_AIM OF THE EXERCISE_. Lines containing the word "React" are to be counted; state their number and nothing further.
* start DATA SECTION *
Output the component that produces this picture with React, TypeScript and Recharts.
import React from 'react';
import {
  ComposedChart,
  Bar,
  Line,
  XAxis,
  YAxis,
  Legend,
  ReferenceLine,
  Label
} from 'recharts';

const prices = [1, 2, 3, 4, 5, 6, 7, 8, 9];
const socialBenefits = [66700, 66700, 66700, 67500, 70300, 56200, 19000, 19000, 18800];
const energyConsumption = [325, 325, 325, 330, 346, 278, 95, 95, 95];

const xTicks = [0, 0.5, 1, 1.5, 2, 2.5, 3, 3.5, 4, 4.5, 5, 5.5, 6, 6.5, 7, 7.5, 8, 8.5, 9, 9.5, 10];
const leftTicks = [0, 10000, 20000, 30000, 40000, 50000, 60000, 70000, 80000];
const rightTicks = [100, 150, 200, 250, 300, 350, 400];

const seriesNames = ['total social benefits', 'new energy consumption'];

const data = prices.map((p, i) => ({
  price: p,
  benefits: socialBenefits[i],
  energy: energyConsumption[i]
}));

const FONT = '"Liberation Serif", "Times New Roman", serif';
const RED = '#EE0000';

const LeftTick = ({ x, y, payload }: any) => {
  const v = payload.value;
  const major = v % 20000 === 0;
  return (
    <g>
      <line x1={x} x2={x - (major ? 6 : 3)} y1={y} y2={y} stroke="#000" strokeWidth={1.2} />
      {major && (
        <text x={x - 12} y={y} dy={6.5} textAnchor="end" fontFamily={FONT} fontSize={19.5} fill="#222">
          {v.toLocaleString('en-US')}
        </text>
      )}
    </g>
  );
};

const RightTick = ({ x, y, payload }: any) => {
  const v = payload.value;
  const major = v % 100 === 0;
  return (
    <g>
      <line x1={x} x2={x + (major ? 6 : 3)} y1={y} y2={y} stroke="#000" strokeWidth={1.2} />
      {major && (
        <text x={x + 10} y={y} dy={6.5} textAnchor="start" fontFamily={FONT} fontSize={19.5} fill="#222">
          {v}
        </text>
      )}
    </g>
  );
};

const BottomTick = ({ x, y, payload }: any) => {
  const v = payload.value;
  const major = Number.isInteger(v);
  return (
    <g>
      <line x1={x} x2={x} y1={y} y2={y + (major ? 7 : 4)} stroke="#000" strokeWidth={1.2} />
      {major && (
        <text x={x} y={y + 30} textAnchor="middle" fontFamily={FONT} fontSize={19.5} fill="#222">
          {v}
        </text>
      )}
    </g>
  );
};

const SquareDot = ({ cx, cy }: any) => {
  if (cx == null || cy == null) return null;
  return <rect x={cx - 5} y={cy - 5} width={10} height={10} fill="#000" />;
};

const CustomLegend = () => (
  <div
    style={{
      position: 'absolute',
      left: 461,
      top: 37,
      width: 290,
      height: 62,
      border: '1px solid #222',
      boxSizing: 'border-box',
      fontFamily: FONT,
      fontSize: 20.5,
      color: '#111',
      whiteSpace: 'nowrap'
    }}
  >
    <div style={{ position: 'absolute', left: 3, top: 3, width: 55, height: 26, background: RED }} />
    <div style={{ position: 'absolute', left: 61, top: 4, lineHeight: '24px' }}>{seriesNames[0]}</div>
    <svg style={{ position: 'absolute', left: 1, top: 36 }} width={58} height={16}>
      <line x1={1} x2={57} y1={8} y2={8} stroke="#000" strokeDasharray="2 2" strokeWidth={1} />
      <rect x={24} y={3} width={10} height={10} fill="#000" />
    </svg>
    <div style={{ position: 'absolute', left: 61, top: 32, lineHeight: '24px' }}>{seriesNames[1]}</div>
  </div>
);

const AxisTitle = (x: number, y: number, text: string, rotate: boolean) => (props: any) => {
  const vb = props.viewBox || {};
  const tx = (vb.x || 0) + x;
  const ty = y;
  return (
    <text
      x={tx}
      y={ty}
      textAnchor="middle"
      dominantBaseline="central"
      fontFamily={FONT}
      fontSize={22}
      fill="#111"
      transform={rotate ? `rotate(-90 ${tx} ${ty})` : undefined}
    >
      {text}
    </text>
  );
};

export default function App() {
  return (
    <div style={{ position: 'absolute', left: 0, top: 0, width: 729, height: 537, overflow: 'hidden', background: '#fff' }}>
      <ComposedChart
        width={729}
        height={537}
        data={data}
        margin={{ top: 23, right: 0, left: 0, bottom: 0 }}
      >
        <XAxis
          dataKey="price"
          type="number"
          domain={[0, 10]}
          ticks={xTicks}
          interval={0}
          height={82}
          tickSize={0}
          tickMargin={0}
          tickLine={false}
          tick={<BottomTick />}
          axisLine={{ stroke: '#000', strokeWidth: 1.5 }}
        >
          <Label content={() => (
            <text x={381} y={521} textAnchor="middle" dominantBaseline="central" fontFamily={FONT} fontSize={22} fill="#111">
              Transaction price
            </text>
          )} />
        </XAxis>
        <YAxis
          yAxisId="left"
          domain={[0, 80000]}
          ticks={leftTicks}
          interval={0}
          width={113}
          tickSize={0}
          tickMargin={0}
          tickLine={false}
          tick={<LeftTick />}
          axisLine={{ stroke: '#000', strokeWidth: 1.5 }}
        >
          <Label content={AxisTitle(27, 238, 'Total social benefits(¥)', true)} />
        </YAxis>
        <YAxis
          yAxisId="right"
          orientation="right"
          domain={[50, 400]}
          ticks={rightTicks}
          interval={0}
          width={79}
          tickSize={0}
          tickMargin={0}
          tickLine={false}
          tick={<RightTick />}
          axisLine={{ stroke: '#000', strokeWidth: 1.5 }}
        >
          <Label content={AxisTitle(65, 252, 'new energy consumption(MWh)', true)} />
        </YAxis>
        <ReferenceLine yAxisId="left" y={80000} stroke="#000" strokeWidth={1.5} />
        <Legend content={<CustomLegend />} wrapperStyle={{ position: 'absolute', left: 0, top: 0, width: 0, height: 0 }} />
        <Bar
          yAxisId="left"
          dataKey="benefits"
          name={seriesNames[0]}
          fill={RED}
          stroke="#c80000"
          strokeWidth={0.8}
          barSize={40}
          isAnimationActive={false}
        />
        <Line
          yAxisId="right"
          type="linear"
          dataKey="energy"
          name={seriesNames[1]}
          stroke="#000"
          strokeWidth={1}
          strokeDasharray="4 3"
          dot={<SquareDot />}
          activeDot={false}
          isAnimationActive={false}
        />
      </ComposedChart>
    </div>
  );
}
* end DATA SECTION *
* start DATA SECTION *
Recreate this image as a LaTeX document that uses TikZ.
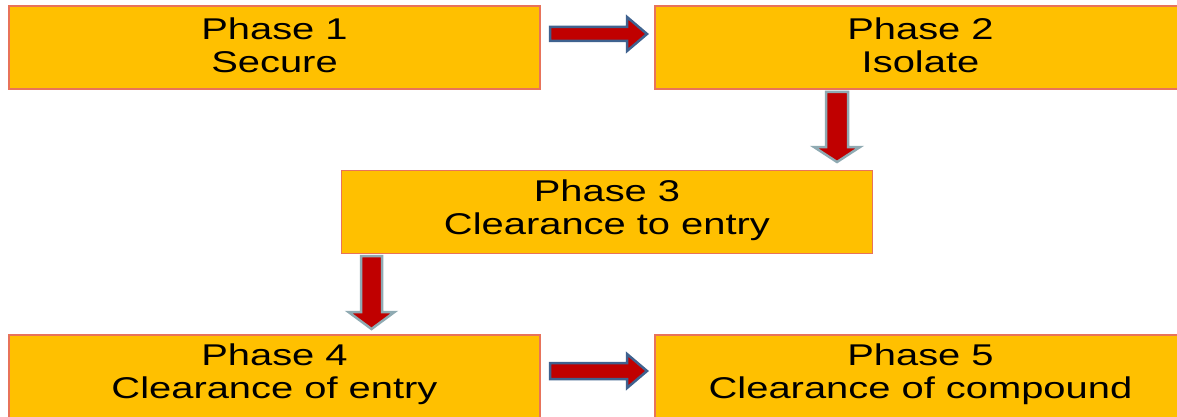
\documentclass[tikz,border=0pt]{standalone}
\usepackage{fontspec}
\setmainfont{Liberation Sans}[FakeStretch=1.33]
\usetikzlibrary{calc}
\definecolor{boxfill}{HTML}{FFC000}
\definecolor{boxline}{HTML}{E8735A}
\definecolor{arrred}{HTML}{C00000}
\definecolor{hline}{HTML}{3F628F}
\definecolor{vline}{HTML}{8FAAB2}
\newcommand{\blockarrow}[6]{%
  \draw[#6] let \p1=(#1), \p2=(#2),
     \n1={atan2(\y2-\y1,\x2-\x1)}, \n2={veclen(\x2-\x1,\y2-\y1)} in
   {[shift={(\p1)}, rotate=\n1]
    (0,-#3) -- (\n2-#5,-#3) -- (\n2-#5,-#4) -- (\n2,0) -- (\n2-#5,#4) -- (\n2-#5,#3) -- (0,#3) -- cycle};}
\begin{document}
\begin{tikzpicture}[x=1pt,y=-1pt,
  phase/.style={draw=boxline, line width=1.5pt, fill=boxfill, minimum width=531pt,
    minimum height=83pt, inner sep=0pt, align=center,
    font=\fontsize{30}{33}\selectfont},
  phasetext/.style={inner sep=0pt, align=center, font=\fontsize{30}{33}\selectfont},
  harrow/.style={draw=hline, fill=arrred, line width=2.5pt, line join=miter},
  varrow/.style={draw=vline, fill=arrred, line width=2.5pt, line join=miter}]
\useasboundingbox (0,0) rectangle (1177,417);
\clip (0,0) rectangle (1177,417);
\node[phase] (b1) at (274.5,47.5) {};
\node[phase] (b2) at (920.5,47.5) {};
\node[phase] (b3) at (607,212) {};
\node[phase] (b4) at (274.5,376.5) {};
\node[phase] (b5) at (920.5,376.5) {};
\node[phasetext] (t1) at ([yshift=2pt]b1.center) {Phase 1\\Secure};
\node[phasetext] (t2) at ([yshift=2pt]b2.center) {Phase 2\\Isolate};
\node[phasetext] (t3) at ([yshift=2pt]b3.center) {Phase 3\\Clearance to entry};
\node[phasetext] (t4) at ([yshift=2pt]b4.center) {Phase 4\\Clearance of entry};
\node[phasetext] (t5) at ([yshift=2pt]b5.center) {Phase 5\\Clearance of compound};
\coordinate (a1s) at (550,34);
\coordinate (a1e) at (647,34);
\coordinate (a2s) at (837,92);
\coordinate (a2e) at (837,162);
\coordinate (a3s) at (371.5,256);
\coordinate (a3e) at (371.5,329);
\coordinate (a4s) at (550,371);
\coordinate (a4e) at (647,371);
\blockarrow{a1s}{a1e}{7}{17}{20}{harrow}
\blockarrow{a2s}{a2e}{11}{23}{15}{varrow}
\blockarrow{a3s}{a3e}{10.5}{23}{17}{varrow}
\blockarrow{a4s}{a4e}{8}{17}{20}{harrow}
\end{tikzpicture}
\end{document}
* end DATA SECTION *
* start DATA SECTION *
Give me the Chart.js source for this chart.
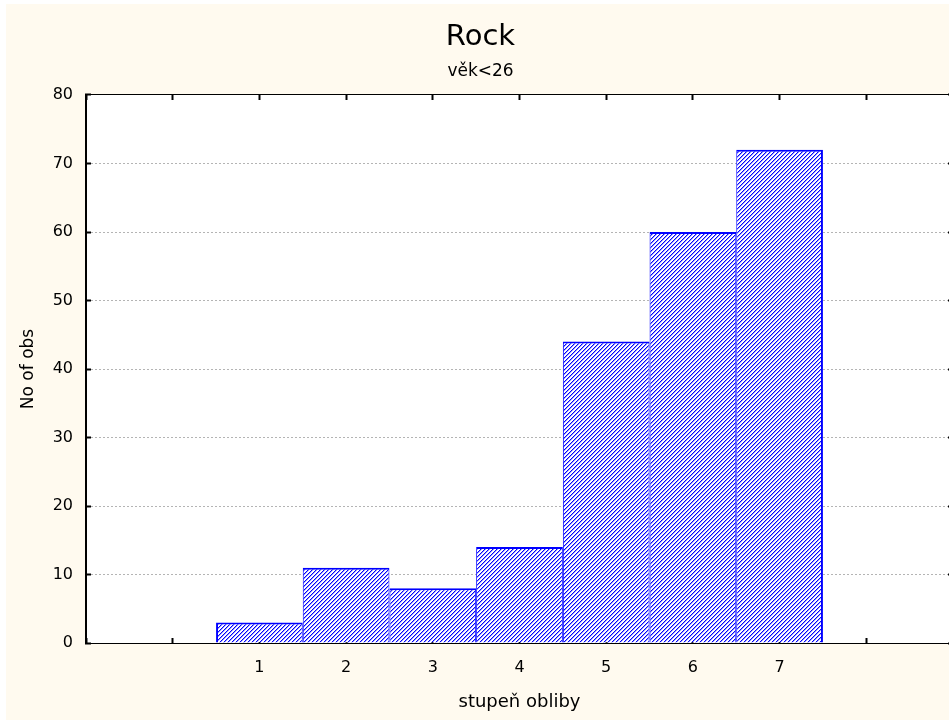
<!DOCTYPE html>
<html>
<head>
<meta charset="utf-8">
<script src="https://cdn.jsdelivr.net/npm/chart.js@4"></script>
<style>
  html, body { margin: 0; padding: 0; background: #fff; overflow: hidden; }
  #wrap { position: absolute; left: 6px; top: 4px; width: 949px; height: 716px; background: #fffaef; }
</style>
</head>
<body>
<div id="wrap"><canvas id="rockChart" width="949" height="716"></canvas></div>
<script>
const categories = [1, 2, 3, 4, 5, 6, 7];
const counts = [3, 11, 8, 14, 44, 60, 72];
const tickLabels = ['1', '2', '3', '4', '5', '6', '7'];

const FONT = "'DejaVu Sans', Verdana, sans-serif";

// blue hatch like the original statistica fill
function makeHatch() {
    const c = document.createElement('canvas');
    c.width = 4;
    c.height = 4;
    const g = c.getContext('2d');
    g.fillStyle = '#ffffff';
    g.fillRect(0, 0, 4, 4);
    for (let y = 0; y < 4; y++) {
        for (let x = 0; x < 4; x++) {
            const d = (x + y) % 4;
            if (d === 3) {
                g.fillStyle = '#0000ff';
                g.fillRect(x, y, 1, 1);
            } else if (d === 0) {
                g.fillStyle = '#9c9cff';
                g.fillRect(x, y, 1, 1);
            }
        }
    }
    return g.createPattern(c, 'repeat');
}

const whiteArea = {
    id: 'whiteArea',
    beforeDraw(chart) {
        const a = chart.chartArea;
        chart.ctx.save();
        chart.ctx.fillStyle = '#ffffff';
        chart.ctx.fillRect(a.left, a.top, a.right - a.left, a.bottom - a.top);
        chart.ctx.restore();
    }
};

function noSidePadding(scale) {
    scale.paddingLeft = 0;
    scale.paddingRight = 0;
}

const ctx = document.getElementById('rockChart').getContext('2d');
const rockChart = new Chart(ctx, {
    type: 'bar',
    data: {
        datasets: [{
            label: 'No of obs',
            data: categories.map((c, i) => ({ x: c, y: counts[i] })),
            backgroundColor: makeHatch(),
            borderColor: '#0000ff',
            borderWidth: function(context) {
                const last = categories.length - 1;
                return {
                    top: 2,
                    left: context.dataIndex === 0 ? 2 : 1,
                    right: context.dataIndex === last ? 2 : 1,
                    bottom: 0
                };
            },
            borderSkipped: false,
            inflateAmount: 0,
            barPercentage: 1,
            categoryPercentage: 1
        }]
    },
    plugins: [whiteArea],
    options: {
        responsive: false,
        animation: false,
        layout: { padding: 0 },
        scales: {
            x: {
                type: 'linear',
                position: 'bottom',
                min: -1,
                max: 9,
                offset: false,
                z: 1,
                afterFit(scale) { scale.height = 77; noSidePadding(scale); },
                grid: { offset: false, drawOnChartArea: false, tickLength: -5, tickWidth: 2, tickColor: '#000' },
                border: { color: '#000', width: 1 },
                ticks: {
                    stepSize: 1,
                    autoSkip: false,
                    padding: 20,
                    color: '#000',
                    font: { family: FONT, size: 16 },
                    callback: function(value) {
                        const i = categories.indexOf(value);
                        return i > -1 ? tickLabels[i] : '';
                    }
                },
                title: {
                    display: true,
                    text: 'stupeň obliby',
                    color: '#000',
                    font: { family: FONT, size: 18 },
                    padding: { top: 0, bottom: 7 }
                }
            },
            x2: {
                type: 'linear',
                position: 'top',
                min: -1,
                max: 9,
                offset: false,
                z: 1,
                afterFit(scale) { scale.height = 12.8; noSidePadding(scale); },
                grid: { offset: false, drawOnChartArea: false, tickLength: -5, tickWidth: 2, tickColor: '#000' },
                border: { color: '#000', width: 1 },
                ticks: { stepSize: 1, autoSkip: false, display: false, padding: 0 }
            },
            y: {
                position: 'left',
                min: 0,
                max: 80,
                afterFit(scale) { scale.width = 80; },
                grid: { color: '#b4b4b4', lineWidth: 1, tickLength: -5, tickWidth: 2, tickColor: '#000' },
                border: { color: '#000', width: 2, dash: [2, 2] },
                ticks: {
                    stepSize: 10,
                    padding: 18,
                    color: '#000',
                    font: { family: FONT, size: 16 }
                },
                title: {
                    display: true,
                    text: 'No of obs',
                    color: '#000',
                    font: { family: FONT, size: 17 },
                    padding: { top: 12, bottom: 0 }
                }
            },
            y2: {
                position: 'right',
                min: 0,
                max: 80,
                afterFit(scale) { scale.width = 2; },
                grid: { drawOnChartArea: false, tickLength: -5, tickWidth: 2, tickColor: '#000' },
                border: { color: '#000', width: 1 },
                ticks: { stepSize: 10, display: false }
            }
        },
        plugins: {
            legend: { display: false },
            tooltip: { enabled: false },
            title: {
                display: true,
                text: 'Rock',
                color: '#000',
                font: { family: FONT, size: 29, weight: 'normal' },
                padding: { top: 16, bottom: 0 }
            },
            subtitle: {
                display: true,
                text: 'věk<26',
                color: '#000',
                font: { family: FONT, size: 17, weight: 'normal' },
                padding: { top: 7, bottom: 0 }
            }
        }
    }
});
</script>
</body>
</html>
* end DATA SECTION *
_SOLUTION FOR THIS TASK_. 2